_What is needed_: How many of the lines here include "matplotlib"? Answer with a single number.
'''
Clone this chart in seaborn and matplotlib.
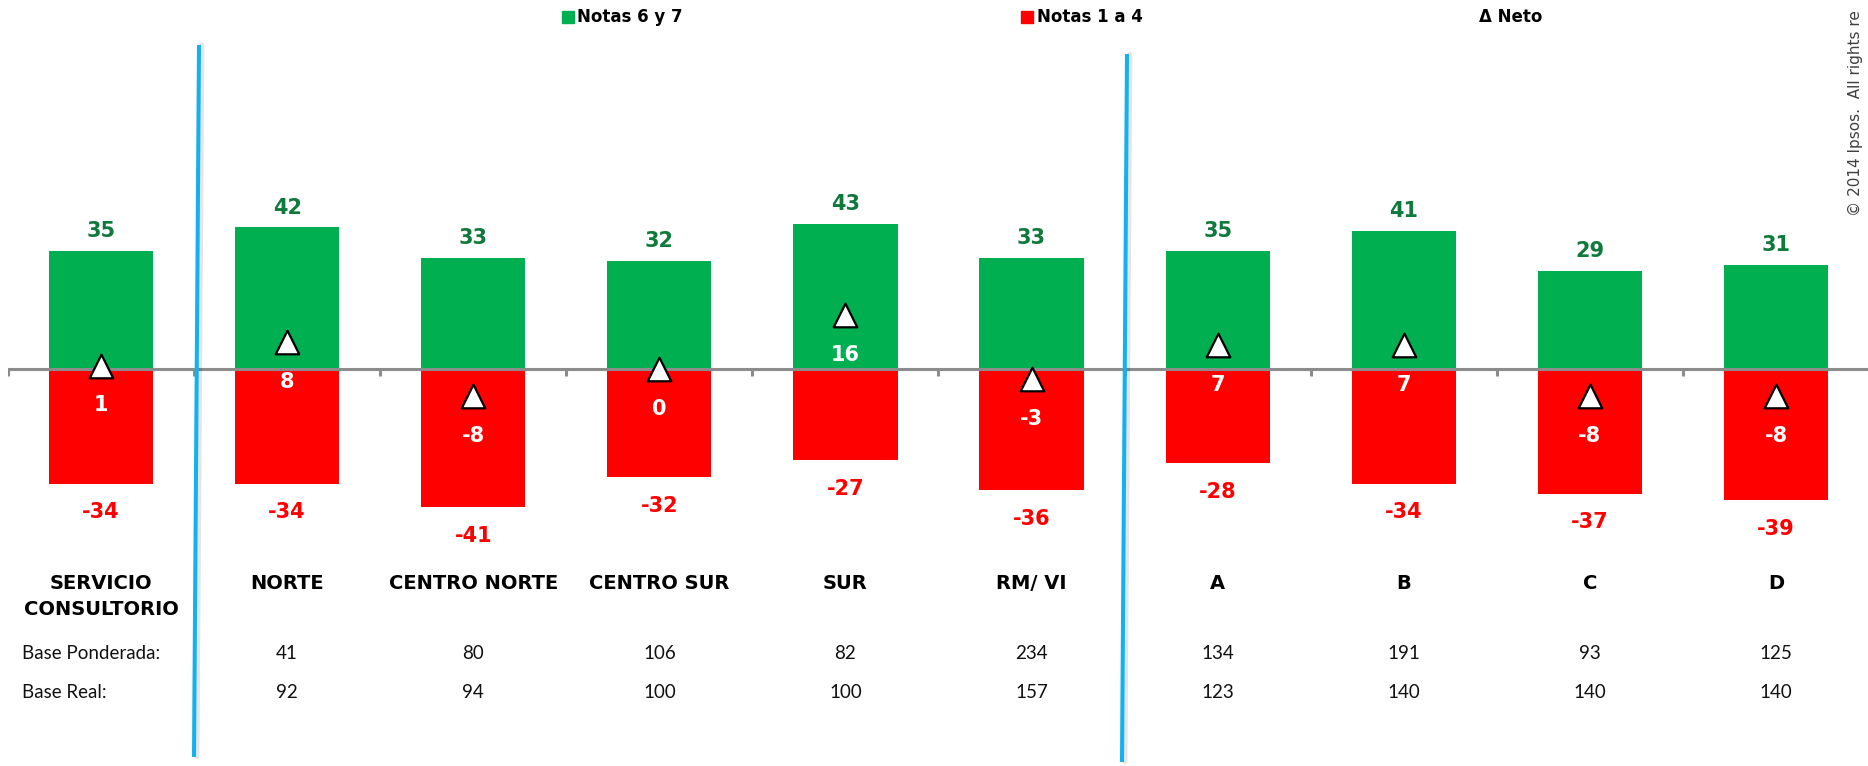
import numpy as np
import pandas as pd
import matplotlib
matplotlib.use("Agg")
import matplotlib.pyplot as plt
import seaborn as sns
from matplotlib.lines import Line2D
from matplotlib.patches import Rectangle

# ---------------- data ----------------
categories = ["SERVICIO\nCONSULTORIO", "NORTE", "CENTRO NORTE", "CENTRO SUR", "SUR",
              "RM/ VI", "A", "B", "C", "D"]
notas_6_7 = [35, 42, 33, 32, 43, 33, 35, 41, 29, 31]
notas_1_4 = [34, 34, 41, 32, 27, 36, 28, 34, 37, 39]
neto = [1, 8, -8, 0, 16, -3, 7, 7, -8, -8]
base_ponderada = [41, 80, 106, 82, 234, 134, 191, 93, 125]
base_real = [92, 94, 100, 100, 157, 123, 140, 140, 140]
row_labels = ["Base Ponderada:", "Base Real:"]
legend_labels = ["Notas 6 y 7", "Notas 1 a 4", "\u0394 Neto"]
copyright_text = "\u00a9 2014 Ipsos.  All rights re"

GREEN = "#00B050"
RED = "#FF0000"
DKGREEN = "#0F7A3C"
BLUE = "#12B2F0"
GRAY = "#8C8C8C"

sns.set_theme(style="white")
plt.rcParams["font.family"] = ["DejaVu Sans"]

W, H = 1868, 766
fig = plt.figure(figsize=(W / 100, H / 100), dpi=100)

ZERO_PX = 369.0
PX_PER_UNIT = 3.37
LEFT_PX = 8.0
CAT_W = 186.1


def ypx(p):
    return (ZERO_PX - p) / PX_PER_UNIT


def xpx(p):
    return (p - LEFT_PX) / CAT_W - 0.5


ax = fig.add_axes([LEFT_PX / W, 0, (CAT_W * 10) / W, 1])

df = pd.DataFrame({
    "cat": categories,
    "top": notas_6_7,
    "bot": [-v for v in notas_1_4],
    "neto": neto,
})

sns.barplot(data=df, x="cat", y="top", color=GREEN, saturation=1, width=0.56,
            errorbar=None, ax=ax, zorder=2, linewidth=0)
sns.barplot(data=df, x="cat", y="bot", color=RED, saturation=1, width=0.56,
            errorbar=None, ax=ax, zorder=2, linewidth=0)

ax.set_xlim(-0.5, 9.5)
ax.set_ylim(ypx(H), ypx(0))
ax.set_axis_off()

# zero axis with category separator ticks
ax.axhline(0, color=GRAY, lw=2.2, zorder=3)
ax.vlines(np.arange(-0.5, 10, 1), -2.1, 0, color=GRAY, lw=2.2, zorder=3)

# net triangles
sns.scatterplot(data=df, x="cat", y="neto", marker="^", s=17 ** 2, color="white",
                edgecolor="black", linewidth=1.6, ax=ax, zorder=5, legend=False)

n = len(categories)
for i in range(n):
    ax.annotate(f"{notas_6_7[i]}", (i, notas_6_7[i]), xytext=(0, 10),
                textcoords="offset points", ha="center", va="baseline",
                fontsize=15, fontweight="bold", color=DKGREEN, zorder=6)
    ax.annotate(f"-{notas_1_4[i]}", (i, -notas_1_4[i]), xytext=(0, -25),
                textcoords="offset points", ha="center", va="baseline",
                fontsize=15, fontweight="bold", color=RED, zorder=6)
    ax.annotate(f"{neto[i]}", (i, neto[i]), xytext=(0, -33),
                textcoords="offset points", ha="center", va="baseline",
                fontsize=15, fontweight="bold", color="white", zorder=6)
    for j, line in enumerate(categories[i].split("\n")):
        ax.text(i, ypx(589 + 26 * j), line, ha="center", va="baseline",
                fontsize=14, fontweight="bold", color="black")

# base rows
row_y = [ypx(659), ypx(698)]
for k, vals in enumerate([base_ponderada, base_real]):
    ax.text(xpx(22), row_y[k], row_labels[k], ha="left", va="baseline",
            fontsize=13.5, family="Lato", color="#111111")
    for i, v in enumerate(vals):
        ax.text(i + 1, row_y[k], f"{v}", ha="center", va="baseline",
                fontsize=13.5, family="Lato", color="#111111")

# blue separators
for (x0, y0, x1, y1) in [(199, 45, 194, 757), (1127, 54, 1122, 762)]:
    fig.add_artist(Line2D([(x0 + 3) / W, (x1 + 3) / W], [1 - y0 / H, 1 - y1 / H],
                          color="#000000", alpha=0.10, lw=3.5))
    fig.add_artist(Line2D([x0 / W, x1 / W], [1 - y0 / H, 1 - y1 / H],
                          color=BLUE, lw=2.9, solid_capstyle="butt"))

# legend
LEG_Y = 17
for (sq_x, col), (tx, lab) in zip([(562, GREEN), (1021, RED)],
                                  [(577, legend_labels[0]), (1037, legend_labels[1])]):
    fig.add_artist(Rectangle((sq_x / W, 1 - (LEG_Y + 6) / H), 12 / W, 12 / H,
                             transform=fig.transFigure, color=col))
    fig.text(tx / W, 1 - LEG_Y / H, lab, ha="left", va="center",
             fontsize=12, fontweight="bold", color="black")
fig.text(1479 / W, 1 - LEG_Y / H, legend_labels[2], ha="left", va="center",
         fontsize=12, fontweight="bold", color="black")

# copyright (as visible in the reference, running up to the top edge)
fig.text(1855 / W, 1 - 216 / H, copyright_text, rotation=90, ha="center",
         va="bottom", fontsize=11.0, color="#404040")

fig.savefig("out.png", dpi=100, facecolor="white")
'''
_Solution for this task_: 6